-- Begin Recorded information --
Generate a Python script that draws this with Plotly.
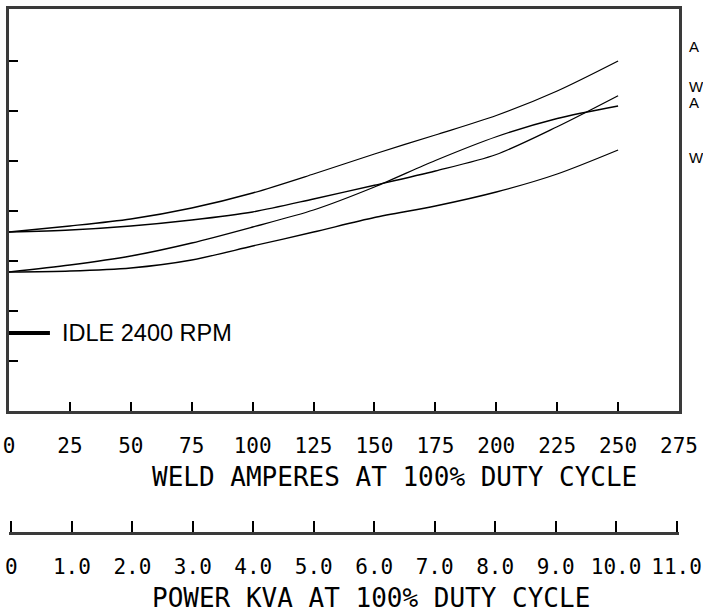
import plotly.graph_objects as go

# ---- data ----
amps = [0, 25, 50, 75, 100, 125, 150, 175, 200, 225, 250]
curve_a = [0.716, 0.740, 0.768, 0.812, 0.872, 0.948, 1.028, 1.104, 1.182, 1.280, 1.400]
curve_b = [0.716, 0.724, 0.740, 0.764, 0.796, 0.848, 0.903, 0.960, 1.026, 1.137, 1.261]
curve_c = [0.556, 0.584, 0.620, 0.672, 0.736, 0.804, 0.896, 1.002, 1.097, 1.170, 1.220]
curve_d = [0.556, 0.560, 0.572, 0.604, 0.660, 0.716, 0.774, 0.820, 0.876, 0.948, 1.044]

idle_x = [0, 16.8]
idle_y = [0.312, 0.312]
idle_label = "IDLE 2400 RPM"

amp_ticks = [0, 25, 50, 75, 100, 125, 150, 175, 200, 225, 250, 275]
amp_labels = [str(v) for v in amp_ticks]
kva_ticks = [0, 1, 2, 3, 4, 5, 6, 7, 8, 9, 10, 11]
kva_labels = ["0", "1.0", "2.0", "3.0", "4.0", "5.0", "6.0", "7.0", "8.0", "9.0", "10.0", "11.0"]
y_ticks = [0.2, 0.4, 0.6, 0.8, 1.0, 1.2, 1.4]

right_labels = ["A", "W", "A", "W"]
right_label_y = [1.46, 1.298, 1.236, 1.016]

amp_title = "WELD AMPERES AT 100% DUTY CYCLE"
kva_title = "POWER KVA AT 100% DUTY CYCLE"

# ---- figure ----
W, H = 703, 613
CAD = "DejaVu Sans Mono, Liberation Mono, monospace"
SANS = "Liberation Sans, Arial, Helvetica, sans-serif"

fig = go.Figure()
for ys in (curve_a, curve_b, curve_c, curve_d):
    fig.add_trace(go.Scatter(x=amps, y=ys, mode="lines",
                             line=dict(color="black", width=1.3, shape="spline", smoothing=0.8),
                             hoverinfo="skip", showlegend=False))
fig.add_trace(go.Scatter(x=idle_x, y=idle_y, mode="lines",
                         line=dict(color="black", width=4), cliponaxis=False,
                         hoverinfo="skip", showlegend=False))
# invisible trace so the kVA scale is drawn
fig.add_trace(go.Scatter(x=[kva_ticks[0], kva_ticks[-1]], y=[0.1, 0.1], xaxis="x2", yaxis="y",
                         mode="markers", marker=dict(opacity=0), hoverinfo="skip", showlegend=False))

x_left, x_right = 9 / W, 679 / W
y_bot, y_top = (H - 411) / H, (H - 9) / H

fig.update_layout(
    width=W, height=H, margin=dict(l=0, r=0, t=0, b=0, autoexpand=False),
    paper_bgcolor="white", plot_bgcolor="white", showlegend=False,
    xaxis=dict(domain=[x_left, x_right], range=[0, 275], showgrid=False, zeroline=False,
               showline=True, mirror=True, linecolor="#3a3a3a", linewidth=2.5,
               ticks="inside", ticklen=9, tickwidth=2, tickcolor="black", automargin=False,
               tickvals=amp_ticks, ticktext=amp_labels, ticklabelstandoff=14,
               ticklabeloverflow="allow",
               tickfont=dict(family=CAD, size=21, color="black")),
    yaxis=dict(domain=[y_bot, y_top], range=[0, 1.608], showgrid=False, zeroline=False,
               showline=True, mirror=True, linecolor="#3a3a3a", linewidth=2.5,
               ticks="inside", ticklen=9, tickwidth=2, tickcolor="black", automargin=False,
               tickvals=y_ticks, showticklabels=False),
    xaxis2=dict(overlaying="x", anchor="free", position=(H - 533) / H, side="bottom",
                domain=[x_left, x_right], range=[-0.04, 11.04], showgrid=False, zeroline=False,
                showline=True, linecolor="#3a3a3a", linewidth=2.5, automargin=False,
                ticks="inside", ticklen=11, tickwidth=2, tickcolor="black",
                tickvals=kva_ticks, ticktext=kva_labels, ticklabelstandoff=14,
                ticklabeloverflow="allow",
                tickfont=dict(family=CAD, size=21, color="black")),
)

annotations = [
    dict(x=20.9, y=idle_y[0], xref="x", yref="y", text=idle_label, showarrow=False,
         xanchor="left", yanchor="middle", font=dict(family=SANS, size=23.5, color="black")),
    dict(x=394 / W, y=(H - 477) / H, xref="paper", yref="paper", text=amp_title, showarrow=False,
         xanchor="center", yanchor="middle", font=dict(family=CAD, size=26, color="black")),
    dict(x=371 / W, y=(H - 598) / H, xref="paper", yref="paper", text=kva_title, showarrow=False,
         xanchor="center", yanchor="middle", font=dict(family=CAD, size=26, color="black")),
]
for t, yv in zip(right_labels, right_label_y):
    annotations.append(dict(x=687 / W, y=yv, xref="paper", yref="y", text=t, showarrow=False,
                            xanchor="left", yanchor="middle",
                            font=dict(family=SANS, size=15, color="black")))
fig.update_layout(annotations=annotations)

fig.write_html("out.html", config={"displayModeBar": False},
               post_script="document.body.style.margin='0';document.body.style.overflow='hidden';")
-- End Recorded information --
*Aim:* Each line of the data is to be duplicated exactly; pictures stay out of the copy.

*Solved exercise:*
Generate a Python script that draws this with Plotly.
import plotly.graph_objects as go

# ---- data ----
amps = [0, 25, 50, 75, 100, 125, 150, 175, 200, 225, 250]
curve_a = [0.716, 0.740, 0.768, 0.812, 0.872, 0.948, 1.028, 1.104, 1.182, 1.280, 1.400]
curve_b = [0.716, 0.724, 0.740, 0.764, 0.796, 0.848, 0.903, 0.960, 1.026, 1.137, 1.261]
curve_c = [0.556, 0.584, 0.620, 0.672, 0.736, 0.804, 0.896, 1.002, 1.097, 1.170, 1.220]
curve_d = [0.556, 0.560, 0.572, 0.604, 0.660, 0.716, 0.774, 0.820, 0.876, 0.948, 1.044]

idle_x = [0, 16.8]
idle_y = [0.312, 0.312]
idle_label = "IDLE 2400 RPM"

amp_ticks = [0, 25, 50, 75, 100, 125, 150, 175, 200, 225, 250, 275]
amp_labels = [str(v) for v in amp_ticks]
kva_ticks = [0, 1, 2, 3, 4, 5, 6, 7, 8, 9, 10, 11]
kva_labels = ["0", "1.0", "2.0", "3.0", "4.0", "5.0", "6.0", "7.0", "8.0", "9.0", "10.0", "11.0"]
y_ticks = [0.2, 0.4, 0.6, 0.8, 1.0, 1.2, 1.4]

right_labels = ["A", "W", "A", "W"]
right_label_y = [1.46, 1.298, 1.236, 1.016]

amp_title = "WELD AMPERES AT 100% DUTY CYCLE"
kva_title = "POWER KVA AT 100% DUTY CYCLE"

# ---- figure ----
W, H = 703, 613
CAD = "DejaVu Sans Mono, Liberation Mono, monospace"
SANS = "Liberation Sans, Arial, Helvetica, sans-serif"

fig = go.Figure()
for ys in (curve_a, curve_b, curve_c, curve_d):
    fig.add_trace(go.Scatter(x=amps, y=ys, mode="lines",
                             line=dict(color="black", width=1.3, shape="spline", smoothing=0.8),
                             hoverinfo="skip", showlegend=False))
fig.add_trace(go.Scatter(x=idle_x, y=idle_y, mode="lines",
                         line=dict(color="black", width=4), cliponaxis=False,
                         hoverinfo="skip", showlegend=False))
# invisible trace so the kVA scale is drawn
fig.add_trace(go.Scatter(x=[kva_ticks[0], kva_ticks[-1]], y=[0.1, 0.1], xaxis="x2", yaxis="y",
                         mode="markers", marker=dict(opacity=0), hoverinfo="skip", showlegend=False))

x_left, x_right = 9 / W, 679 / W
y_bot, y_top = (H - 411) / H, (H - 9) / H

fig.update_layout(
    width=W, height=H, margin=dict(l=0, r=0, t=0, b=0, autoexpand=False),
    paper_bgcolor="white", plot_bgcolor="white", showlegend=False,
    xaxis=dict(domain=[x_left, x_right], range=[0, 275], showgrid=False, zeroline=False,
               showline=True, mirror=True, linecolor="#3a3a3a", linewidth=2.5,
               ticks="inside", ticklen=9, tickwidth=2, tickcolor="black", automargin=False,
               tickvals=amp_ticks, ticktext=amp_labels, ticklabelstandoff=14,
               ticklabeloverflow="allow",
               tickfont=dict(family=CAD, size=21, color="black")),
    yaxis=dict(domain=[y_bot, y_top], range=[0, 1.608], showgrid=False, zeroline=False,
               showline=True, mirror=True, linecolor="#3a3a3a", linewidth=2.5,
               ticks="inside", ticklen=9, tickwidth=2, tickcolor="black", automargin=False,
               tickvals=y_ticks, showticklabels=False),
    xaxis2=dict(overlaying="x", anchor="free", position=(H - 533) / H, side="bottom",
                domain=[x_left, x_right], range=[-0.04, 11.04], showgrid=False, zeroline=False,
                showline=True, linecolor="#3a3a3a", linewidth=2.5, automargin=False,
                ticks="inside", ticklen=11, tickwidth=2, tickcolor="black",
                tickvals=kva_ticks, ticktext=kva_labels, ticklabelstandoff=14,
                ticklabeloverflow="allow",
                tickfont=dict(family=CAD, size=21, color="black")),
)

annotations = [
    dict(x=20.9, y=idle_y[0], xref="x", yref="y", text=idle_label, showarrow=False,
         xanchor="left", yanchor="middle", font=dict(family=SANS, size=23.5, color="black")),
    dict(x=394 / W, y=(H - 477) / H, xref="paper", yref="paper", text=amp_title, showarrow=False,
         xanchor="center", yanchor="middle", font=dict(family=CAD, size=26, color="black")),
    dict(x=371 / W, y=(H - 598) / H, xref="paper", yref="paper", text=kva_title, showarrow=False,
         xanchor="center", yanchor="middle", font=dict(family=CAD, size=26, color="black")),
]
for t, yv in zip(right_labels, right_label_y):
    annotations.append(dict(x=687 / W, y=yv, xref="paper", yref="y", text=t, showarrow=False,
                            xanchor="left", yanchor="middle",
                            font=dict(family=SANS, size=15, color="black")))
fig.update_layout(annotations=annotations)

fig.write_html("out.html", config={"displayModeBar": False},
               post_script="document.body.style.margin='0';document.body.style.overflow='hidden';")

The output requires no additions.